■ **DATA BLOCK**:
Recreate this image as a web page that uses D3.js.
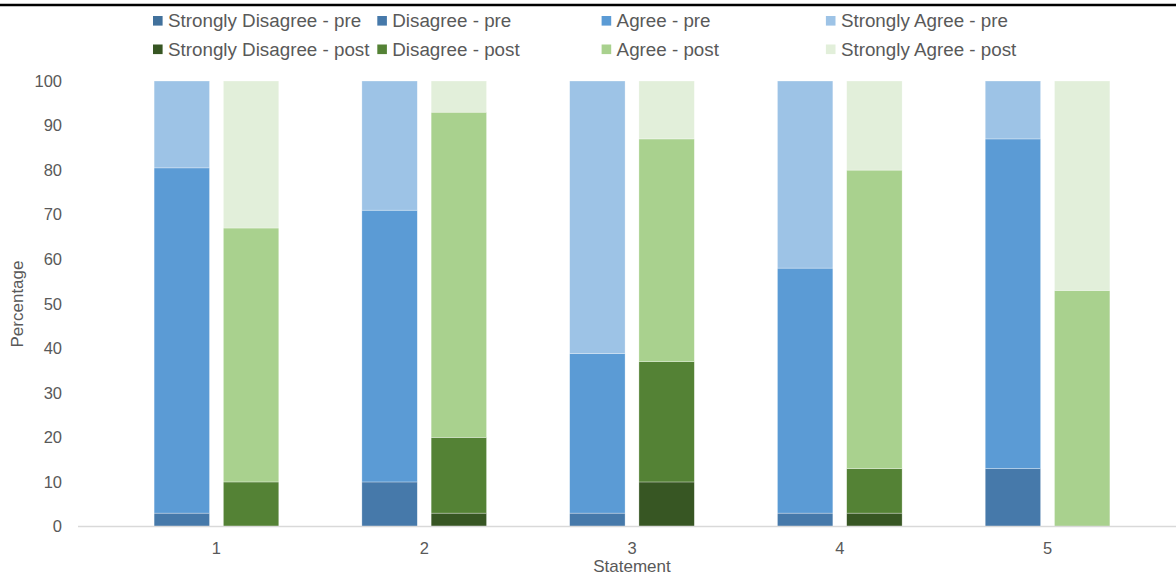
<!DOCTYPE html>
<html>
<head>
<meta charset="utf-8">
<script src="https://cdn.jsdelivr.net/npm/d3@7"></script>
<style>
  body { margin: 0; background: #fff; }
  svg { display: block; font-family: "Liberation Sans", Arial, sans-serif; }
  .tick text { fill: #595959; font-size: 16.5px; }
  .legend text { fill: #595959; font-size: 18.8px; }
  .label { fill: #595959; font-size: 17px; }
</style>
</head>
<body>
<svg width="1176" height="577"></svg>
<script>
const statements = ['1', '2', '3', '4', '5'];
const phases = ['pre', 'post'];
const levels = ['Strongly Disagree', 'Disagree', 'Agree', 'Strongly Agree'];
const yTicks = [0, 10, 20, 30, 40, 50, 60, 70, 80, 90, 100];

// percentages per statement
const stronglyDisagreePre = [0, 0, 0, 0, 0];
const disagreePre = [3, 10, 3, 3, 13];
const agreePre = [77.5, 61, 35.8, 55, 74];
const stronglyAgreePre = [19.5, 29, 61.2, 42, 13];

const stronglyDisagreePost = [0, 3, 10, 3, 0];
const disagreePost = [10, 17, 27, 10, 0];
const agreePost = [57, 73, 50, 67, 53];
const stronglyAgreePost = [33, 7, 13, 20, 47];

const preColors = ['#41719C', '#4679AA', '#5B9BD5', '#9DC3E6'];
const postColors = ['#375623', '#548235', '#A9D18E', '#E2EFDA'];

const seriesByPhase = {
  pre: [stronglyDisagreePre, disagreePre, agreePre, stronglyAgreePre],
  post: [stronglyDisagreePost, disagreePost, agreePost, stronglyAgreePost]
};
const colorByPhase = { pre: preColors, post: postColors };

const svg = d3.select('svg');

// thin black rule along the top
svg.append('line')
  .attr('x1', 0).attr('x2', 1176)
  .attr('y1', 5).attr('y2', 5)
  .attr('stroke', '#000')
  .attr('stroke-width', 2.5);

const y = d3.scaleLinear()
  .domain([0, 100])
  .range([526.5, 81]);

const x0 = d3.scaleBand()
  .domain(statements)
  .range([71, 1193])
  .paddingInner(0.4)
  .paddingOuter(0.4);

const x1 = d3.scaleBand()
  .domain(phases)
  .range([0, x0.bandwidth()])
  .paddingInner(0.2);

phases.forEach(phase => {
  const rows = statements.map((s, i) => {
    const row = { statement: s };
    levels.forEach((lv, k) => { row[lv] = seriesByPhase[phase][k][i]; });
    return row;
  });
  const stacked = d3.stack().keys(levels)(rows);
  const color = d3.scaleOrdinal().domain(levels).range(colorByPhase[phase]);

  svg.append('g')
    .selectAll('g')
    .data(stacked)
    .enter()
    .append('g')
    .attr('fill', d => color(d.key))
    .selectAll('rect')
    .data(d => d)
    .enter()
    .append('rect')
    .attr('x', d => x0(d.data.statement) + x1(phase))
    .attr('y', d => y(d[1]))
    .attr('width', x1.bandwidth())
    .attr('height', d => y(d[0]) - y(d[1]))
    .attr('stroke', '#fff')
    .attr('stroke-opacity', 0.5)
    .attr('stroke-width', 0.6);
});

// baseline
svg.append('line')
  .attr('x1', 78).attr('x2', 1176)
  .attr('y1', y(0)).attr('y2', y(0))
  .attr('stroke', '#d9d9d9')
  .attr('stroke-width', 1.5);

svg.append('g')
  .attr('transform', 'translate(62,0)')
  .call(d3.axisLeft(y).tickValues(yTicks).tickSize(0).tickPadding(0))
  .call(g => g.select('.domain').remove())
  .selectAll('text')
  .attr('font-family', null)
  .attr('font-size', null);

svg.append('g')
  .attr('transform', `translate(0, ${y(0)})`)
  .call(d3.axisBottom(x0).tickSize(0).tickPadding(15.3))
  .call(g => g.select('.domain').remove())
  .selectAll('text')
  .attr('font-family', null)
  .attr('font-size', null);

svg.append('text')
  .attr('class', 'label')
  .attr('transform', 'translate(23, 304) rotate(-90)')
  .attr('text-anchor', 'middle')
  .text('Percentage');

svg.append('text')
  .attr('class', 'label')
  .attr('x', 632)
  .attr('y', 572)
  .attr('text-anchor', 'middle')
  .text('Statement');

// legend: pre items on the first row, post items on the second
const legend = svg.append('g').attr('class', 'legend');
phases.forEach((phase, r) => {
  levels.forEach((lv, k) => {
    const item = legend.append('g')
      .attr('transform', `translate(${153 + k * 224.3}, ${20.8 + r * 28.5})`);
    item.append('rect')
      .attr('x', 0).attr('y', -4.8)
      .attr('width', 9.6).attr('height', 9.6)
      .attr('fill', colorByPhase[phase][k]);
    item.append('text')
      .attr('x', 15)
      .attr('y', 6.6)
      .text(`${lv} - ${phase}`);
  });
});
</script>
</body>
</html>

■ **CHALLENGE**: Write down every line from the opening of the listing to the line with "80, 90, 100];", both included, and nothing else; the pictures are omitted.

■ **OUTPUT**:
Recreate this image as a web page that uses D3.js.
<!DOCTYPE html>
<html>
<head>
<meta charset="utf-8">
<script src="https://cdn.jsdelivr.net/npm/d3@7"></script>
<style>
  body { margin: 0; background: #fff; }
  svg { display: block; font-family: "Liberation Sans", Arial, sans-serif; }
  .tick text { fill: #595959; font-size: 16.5px; }
  .legend text { fill: #595959; font-size: 18.8px; }
  .label { fill: #595959; font-size: 17px; }
</style>
</head>
<body>
<svg width="1176" height="577"></svg>
<script>
const statements = ['1', '2', '3', '4', '5'];
const phases = ['pre', 'post'];
const levels = ['Strongly Disagree', 'Disagree', 'Agree', 'Strongly Agree'];
const yTicks = [0, 10, 20, 30, 40, 50, 60, 70, 80, 90, 100];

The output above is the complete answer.